**TASK DIRECTIONS**:
Exact reproduction is required for the lines bounded by the one containing "Clone this chart" and the one containing "Chart.register(...registerables);", both bounds included. Print them without any pictures.

----- RECORDS PROVIDED -----

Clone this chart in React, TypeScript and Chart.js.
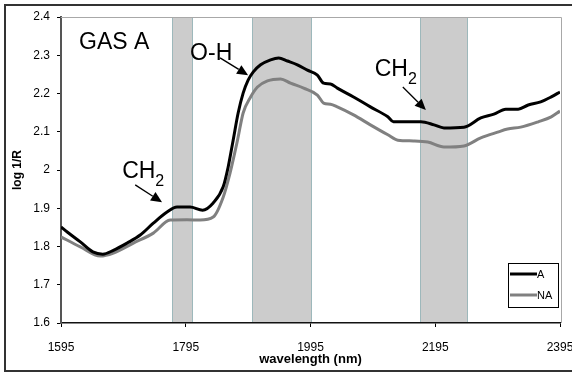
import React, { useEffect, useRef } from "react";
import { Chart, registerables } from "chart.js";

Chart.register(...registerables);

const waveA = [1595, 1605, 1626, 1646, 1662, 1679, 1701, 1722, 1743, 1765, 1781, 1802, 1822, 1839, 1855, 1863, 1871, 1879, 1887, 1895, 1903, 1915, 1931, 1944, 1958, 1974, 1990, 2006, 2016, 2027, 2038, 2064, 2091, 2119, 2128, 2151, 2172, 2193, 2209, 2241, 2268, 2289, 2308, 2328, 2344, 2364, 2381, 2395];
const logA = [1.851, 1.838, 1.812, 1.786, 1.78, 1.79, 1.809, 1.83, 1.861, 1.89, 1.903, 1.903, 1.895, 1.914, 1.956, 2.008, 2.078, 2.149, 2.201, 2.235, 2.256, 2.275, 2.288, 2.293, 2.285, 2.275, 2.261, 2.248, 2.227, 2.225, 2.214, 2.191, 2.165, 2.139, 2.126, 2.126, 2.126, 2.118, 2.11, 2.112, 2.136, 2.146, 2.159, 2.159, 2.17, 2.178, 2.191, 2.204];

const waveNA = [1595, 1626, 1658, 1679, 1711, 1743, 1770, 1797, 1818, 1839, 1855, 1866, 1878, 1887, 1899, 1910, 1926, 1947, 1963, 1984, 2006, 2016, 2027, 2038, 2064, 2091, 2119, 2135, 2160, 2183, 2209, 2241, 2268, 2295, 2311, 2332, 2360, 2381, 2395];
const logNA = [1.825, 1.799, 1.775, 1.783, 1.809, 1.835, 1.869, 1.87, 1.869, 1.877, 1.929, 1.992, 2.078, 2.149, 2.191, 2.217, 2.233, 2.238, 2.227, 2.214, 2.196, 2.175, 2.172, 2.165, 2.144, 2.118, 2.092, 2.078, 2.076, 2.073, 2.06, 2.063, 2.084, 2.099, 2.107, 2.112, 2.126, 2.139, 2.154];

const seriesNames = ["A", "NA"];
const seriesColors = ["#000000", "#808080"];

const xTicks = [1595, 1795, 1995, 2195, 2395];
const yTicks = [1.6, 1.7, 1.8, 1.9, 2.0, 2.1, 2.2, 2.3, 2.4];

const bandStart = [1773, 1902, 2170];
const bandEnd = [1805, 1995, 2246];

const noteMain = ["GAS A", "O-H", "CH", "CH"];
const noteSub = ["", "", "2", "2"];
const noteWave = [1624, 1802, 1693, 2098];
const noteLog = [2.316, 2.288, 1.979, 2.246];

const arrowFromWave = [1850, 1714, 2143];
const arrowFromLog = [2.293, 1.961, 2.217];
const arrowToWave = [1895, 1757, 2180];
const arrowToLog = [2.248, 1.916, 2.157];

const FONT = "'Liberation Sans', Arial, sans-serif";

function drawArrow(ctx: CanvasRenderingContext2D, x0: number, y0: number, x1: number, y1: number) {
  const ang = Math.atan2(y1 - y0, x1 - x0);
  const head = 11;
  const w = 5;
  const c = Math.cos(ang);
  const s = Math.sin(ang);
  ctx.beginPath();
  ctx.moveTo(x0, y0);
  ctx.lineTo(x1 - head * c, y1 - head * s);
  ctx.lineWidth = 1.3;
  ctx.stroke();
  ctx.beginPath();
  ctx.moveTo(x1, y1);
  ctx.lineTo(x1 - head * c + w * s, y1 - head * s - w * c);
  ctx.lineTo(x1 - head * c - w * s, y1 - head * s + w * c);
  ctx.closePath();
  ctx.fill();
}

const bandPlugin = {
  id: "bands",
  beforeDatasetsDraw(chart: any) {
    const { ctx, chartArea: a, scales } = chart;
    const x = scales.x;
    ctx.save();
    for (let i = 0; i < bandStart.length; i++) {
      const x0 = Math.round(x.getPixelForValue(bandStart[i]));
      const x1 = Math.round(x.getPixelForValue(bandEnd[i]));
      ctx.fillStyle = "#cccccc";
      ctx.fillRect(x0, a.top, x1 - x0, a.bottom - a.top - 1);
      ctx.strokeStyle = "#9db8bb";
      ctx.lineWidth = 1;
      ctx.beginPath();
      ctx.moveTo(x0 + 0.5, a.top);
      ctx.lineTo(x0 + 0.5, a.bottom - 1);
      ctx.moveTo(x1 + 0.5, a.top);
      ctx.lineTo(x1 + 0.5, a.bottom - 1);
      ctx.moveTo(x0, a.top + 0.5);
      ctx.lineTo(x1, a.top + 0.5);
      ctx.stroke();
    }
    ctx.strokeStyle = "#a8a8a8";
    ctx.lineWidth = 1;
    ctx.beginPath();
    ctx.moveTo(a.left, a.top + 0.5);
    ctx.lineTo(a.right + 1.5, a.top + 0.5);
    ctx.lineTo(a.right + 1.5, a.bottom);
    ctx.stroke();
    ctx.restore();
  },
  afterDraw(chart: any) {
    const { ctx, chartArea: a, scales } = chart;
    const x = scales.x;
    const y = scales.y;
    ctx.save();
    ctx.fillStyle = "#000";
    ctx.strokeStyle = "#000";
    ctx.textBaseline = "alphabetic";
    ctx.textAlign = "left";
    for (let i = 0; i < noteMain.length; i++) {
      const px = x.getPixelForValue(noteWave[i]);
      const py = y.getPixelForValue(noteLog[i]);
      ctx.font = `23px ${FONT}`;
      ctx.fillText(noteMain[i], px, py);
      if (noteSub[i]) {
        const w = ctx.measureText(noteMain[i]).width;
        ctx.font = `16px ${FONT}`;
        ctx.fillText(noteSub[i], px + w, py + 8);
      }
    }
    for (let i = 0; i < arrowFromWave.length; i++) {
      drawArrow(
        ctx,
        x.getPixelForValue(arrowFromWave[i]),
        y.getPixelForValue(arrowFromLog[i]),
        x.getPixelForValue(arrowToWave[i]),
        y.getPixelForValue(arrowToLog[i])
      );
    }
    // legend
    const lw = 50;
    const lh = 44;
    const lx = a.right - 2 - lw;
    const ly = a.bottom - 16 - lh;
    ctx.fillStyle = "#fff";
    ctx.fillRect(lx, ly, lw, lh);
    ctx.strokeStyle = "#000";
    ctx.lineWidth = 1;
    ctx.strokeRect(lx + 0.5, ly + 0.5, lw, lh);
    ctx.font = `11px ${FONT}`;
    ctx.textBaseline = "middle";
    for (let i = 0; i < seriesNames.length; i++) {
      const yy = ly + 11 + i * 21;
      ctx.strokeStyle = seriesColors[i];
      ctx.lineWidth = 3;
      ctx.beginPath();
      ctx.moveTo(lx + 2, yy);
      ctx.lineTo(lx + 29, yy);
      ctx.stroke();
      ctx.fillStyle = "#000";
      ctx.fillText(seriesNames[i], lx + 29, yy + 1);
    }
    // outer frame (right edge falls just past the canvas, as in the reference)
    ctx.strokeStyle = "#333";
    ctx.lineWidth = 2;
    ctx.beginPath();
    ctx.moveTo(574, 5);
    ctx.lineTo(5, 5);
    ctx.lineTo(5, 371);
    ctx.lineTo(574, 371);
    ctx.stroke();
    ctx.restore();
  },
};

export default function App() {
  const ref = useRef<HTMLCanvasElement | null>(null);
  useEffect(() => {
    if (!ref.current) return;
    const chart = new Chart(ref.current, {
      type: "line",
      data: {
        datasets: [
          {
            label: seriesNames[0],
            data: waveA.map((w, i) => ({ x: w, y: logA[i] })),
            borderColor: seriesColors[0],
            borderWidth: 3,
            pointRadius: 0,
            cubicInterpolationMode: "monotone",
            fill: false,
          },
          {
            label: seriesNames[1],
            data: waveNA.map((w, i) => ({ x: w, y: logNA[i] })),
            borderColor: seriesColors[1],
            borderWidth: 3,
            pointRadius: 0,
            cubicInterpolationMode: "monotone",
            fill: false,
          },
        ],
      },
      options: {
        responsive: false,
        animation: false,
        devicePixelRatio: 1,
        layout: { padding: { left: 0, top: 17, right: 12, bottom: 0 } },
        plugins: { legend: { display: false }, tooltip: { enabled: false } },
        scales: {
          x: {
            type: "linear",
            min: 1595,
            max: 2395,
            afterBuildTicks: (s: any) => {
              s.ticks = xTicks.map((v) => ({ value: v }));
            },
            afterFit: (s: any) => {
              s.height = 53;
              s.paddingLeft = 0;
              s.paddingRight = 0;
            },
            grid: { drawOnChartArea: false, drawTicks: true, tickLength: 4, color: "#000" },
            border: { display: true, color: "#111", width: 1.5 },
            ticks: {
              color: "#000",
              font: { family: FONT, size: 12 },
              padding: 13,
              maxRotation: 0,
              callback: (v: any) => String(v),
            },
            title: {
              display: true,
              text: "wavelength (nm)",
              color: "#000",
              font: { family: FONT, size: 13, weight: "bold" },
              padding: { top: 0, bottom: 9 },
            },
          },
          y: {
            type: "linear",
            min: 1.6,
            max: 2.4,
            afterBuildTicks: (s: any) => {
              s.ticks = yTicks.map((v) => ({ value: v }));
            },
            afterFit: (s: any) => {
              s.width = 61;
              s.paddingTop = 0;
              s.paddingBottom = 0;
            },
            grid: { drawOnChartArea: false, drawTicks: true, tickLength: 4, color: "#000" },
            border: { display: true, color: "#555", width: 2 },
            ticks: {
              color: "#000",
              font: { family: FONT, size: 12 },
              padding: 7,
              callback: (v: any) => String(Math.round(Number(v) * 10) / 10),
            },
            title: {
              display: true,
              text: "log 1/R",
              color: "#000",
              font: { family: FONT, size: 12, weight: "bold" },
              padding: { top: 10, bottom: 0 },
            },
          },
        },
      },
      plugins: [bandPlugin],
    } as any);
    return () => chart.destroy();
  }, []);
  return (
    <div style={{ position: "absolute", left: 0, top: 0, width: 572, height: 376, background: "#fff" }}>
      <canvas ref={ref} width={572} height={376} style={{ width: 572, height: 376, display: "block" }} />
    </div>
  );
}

-----
----- RECORDS PROVIDED -----

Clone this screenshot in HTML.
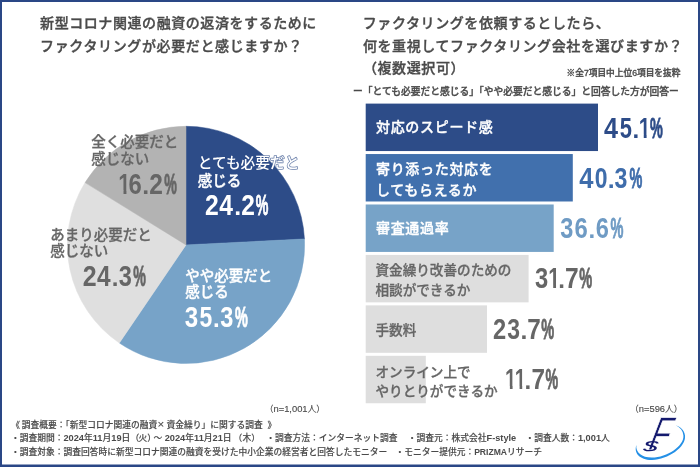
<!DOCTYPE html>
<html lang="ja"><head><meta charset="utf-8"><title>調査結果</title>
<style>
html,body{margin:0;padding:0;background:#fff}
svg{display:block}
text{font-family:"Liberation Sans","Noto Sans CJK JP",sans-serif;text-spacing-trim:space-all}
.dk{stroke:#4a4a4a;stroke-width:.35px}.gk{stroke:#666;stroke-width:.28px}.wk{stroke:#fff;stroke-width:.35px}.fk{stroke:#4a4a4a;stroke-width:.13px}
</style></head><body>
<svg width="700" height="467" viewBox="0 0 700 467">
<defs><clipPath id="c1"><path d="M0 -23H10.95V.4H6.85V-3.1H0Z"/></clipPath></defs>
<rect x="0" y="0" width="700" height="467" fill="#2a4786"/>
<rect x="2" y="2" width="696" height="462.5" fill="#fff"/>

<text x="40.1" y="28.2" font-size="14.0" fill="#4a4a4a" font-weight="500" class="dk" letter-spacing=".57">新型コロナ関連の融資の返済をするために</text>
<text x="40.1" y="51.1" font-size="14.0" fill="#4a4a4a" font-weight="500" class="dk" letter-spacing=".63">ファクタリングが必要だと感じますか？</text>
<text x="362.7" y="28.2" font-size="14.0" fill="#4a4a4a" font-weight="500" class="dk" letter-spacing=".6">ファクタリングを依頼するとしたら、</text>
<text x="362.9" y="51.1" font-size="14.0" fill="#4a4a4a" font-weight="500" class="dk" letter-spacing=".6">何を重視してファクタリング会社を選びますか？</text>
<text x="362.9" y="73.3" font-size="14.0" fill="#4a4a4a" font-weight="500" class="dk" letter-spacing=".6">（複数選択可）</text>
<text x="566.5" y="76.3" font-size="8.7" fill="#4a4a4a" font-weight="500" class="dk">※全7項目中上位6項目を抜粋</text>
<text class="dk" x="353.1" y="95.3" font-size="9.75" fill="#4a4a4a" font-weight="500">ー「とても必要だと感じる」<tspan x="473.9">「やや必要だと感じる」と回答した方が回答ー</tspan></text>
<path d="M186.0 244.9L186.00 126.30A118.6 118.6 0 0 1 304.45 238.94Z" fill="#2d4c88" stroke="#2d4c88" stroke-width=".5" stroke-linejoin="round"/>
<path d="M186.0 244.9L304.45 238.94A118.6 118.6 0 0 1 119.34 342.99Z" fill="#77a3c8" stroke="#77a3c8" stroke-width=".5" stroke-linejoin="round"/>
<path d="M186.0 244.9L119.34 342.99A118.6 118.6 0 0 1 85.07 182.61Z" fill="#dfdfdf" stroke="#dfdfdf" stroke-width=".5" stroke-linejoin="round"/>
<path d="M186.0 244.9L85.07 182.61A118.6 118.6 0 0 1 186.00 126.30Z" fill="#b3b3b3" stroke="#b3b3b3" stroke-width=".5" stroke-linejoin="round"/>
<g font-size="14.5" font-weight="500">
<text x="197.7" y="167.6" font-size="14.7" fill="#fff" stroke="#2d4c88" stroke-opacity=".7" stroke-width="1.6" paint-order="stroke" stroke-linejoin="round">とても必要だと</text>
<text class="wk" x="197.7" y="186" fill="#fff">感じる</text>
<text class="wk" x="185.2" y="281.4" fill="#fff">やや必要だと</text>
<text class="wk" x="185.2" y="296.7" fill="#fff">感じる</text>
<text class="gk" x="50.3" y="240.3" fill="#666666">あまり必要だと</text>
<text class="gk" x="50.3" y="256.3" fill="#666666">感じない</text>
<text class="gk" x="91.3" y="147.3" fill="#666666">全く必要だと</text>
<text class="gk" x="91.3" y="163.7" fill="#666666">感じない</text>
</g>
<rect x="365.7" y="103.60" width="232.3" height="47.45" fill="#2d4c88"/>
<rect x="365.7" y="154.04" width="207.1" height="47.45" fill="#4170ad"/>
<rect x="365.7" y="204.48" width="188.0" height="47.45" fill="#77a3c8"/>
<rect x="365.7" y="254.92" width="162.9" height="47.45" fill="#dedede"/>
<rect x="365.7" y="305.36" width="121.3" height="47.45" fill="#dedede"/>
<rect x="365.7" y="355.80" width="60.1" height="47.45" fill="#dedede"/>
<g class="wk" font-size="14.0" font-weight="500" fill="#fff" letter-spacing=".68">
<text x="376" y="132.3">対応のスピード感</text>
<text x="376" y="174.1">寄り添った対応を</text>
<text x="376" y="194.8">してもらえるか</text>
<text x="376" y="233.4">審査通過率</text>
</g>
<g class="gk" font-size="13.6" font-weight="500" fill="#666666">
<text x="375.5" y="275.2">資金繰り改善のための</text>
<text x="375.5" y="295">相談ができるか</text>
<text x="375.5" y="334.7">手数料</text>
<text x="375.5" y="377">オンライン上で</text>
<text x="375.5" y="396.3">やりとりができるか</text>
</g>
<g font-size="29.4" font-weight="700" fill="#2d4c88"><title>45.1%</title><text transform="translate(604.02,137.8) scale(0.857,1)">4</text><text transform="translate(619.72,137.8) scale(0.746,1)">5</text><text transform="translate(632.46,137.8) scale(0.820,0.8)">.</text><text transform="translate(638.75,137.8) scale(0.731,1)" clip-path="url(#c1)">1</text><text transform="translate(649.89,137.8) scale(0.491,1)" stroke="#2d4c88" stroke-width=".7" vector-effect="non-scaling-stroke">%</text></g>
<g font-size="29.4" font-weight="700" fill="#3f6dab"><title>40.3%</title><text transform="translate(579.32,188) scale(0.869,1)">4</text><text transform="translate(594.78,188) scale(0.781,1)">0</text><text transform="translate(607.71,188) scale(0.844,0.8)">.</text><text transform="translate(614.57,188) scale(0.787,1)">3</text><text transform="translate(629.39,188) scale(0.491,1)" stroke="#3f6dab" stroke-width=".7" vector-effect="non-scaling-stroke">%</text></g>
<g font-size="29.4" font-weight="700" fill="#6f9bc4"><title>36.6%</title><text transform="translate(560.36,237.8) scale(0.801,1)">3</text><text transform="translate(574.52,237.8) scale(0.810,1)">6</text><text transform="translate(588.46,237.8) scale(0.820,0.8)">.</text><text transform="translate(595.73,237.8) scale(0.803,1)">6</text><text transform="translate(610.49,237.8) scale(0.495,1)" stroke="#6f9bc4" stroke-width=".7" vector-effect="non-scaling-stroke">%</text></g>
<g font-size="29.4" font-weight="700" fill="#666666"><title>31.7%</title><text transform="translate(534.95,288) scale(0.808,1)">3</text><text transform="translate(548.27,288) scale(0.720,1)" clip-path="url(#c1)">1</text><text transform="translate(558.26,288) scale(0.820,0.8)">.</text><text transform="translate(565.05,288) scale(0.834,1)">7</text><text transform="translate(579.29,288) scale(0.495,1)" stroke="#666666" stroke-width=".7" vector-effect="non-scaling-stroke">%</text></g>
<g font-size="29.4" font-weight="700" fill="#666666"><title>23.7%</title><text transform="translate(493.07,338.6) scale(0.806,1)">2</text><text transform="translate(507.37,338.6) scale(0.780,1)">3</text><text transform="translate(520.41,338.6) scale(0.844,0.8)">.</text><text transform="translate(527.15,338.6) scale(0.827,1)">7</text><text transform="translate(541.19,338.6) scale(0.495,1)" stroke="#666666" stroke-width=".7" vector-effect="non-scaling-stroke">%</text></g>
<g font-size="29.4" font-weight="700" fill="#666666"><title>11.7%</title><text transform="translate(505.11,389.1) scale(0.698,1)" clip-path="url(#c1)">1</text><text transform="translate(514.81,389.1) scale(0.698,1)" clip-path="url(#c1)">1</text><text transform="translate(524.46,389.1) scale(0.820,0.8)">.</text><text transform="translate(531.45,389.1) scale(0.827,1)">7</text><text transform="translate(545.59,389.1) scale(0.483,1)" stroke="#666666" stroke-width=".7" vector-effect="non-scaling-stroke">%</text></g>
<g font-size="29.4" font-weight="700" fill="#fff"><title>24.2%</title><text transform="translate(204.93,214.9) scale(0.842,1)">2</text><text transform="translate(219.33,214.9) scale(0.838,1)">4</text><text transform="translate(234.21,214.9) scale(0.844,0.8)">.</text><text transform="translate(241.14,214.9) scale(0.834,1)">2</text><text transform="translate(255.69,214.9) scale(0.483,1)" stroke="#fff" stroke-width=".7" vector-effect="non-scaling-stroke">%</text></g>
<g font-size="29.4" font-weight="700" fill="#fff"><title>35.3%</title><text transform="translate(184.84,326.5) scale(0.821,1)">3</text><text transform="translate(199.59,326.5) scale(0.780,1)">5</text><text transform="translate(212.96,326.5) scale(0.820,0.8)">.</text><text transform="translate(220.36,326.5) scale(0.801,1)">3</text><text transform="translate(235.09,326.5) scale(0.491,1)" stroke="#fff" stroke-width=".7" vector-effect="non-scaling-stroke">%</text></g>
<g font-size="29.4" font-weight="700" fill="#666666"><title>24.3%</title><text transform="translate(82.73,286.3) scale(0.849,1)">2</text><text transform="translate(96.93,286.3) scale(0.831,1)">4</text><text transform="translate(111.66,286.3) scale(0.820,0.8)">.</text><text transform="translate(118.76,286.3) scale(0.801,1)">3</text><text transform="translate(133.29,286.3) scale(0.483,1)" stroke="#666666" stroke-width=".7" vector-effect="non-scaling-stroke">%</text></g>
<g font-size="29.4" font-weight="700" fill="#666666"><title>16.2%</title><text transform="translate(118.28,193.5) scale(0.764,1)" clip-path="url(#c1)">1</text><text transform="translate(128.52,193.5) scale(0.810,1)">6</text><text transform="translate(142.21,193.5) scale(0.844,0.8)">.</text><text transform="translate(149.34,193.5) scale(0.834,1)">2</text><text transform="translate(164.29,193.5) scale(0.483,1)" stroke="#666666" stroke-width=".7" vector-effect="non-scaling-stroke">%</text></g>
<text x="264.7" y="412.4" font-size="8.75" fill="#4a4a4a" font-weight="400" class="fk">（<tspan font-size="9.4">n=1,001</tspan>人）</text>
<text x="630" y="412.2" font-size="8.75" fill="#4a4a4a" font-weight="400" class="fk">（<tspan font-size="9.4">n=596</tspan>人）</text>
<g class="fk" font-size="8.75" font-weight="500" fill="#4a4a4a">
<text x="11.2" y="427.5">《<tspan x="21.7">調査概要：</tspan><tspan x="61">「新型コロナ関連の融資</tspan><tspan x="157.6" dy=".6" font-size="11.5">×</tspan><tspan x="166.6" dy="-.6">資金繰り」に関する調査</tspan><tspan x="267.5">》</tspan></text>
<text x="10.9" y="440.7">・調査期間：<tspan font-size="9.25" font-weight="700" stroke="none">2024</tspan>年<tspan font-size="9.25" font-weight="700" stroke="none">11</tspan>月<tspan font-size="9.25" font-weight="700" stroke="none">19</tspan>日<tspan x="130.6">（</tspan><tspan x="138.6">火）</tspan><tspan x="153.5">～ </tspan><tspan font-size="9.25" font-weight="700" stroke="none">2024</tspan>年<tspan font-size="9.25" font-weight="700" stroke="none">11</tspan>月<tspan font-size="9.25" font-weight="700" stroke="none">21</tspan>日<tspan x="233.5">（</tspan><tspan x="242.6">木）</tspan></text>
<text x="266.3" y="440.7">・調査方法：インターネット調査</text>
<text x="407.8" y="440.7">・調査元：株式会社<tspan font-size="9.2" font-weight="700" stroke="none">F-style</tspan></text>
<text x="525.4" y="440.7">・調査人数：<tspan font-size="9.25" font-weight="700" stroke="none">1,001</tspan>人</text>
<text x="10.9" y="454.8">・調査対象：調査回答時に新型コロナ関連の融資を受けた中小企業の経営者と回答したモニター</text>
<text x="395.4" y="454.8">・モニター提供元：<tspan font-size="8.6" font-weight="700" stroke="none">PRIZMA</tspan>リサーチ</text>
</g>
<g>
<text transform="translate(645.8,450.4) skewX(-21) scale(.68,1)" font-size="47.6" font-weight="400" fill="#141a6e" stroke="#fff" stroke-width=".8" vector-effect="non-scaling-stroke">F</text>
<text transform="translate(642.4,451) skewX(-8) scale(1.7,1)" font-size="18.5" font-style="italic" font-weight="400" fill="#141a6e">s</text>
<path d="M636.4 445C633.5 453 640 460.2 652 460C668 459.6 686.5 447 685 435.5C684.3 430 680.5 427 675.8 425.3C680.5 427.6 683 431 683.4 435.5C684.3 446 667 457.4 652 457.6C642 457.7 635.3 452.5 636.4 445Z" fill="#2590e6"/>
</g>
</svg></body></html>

-----

**THE REPLY**:
Clone this chart in React, TypeScript and Chart.js.
import React, { useEffect, useRef } from "react";
import { Chart, registerables } from "chart.js";

Chart.register(...registerables);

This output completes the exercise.